Camp can also be a social practice. For many it is considered a style and performance identity for several types of entertainment including film, cabaret, and pantomime. Where high art necessarily incorporates beauty and value, camp necessarily needs to be lively, audacious and dynamic. "Camp aesthetics delights in impertinence." Camp opposes satisfaction and seeks to challenge.
Camp art is related to—and often confused with—kitsch, and things with camp appeal may also be described as "cheesy". When the usage appeared in 1909, it denoted "ostentatious, exaggerated, affected, theatrical", or "effeminate" behaviour, and by the middle of the 1970s, the definition comprised "banality, mediocrity, artifice, [and] ostentation ... so extreme as to amuse or have a perversely sophisticated appeal". The American writer Susan Sontag's essay "Notes on 'Camp'" (1964) emphasized its key elements as: artifice, frivolity, naïve middle-class pretentiousness, and 'shocking' excess. Camp as an aesthetic has been popular from the 1960s to the present.
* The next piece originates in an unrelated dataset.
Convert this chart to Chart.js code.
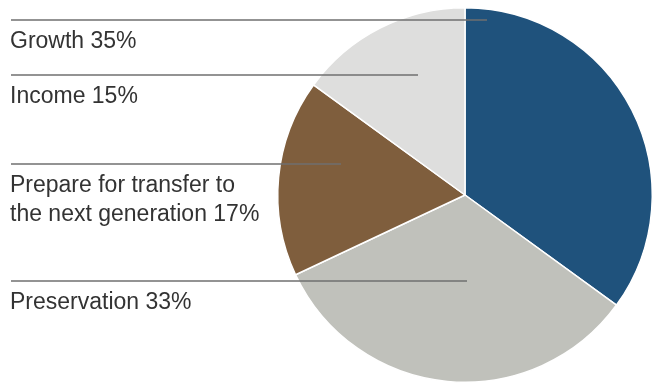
<!DOCTYPE html>
<html>
<head>
<meta charset="utf-8">
<script src="https://cdn.jsdelivr.net/npm/chart.js@4"></script>
<style>
  html, body { margin: 0; padding: 0; background: #ffffff; }
  #wrap { width: 659px; height: 383px; position: relative; }
</style>
</head>
<body>
<div id="wrap"><canvas id="chart"></canvas></div>
<script>
// Allocation shares, clockwise from 12 o'clock
const categories = ["Growth", "Preservation", "Prepare for transfer to the next generation", "Income"];
const shares = [35, 33, 17, 15];
const sliceColors = ["#1f527c", "#c0c1bb", "#7f5e3d", "#dededd"];

// Callout text lines for each slice (same order as categories)
const calloutText = [
  ["Growth 35%"],
  ["Preservation 33%"],
  ["Prepare for transfer to", "the next generation 17%"],
  ["Income 15%"]
];

// Callout placement: rule y and where the rule stops inside the slice
const calloutLayout = [
  { y: 20, xEnd: 487 },
  { y: 281, xEnd: 467 },
  { y: 164, xEnd: 341 },
  { y: 75, xEnd: 418 }
];

const calloutPlugin = {
  id: "callouts",
  afterDatasetsDraw(chart) {
    const ctx = chart.ctx;
    ctx.save();
    calloutLayout.forEach((c, i) => {
      ctx.beginPath();
      ctx.strokeStyle = "#6f6f6f";
      ctx.lineWidth = 1.5;
      ctx.moveTo(11, c.y);
      ctx.lineTo(c.xEnd, c.y);
      ctx.stroke();

      ctx.fillStyle = "#333333";
      ctx.font = "23px 'Liberation Sans', Arial, sans-serif";
      ctx.textBaseline = "alphabetic";
      ctx.textAlign = "left";
      calloutText[i].forEach((line, j) => {
        ctx.fillText(line, 10, c.y + 28 + j * 29);
      });
    });
    ctx.restore();
  }
};

new Chart(document.getElementById("chart"), {
  type: "pie",
  data: {
    labels: categories,
    datasets: [{
      data: shares,
      backgroundColor: sliceColors,
      borderColor: "#ffffff",
      borderWidth: 1.5
    }]
  },
  options: {
    responsive: true,
    maintainAspectRatio: false,
    animation: false,
    layout: { padding: { left: 277, right: 6, top: 7, bottom: 0 } },
    plugins: {
      legend: { display: false },
      tooltip: { enabled: false }
    }
  },
  plugins: [calloutPlugin]
});
</script>
</body>
</html>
Camp aesthetics were popularized by filmmakers George and Mike Kuchar, Jack Smith and his film Flaming Creatures, and later John Waters, including the last's Pink Flamingos, Hairspray, and Polyester. Celebrities that are associated with camp personas include drag queens and performers such as Dame Edna Everage, Divine, RuPaul, Paul Lynde, and Liberace. Camp was a part of the anti-academic defence of popular culture in the 1960s and gained popularity in the 1980s with the widespread adoption of postmodern views on art and culture.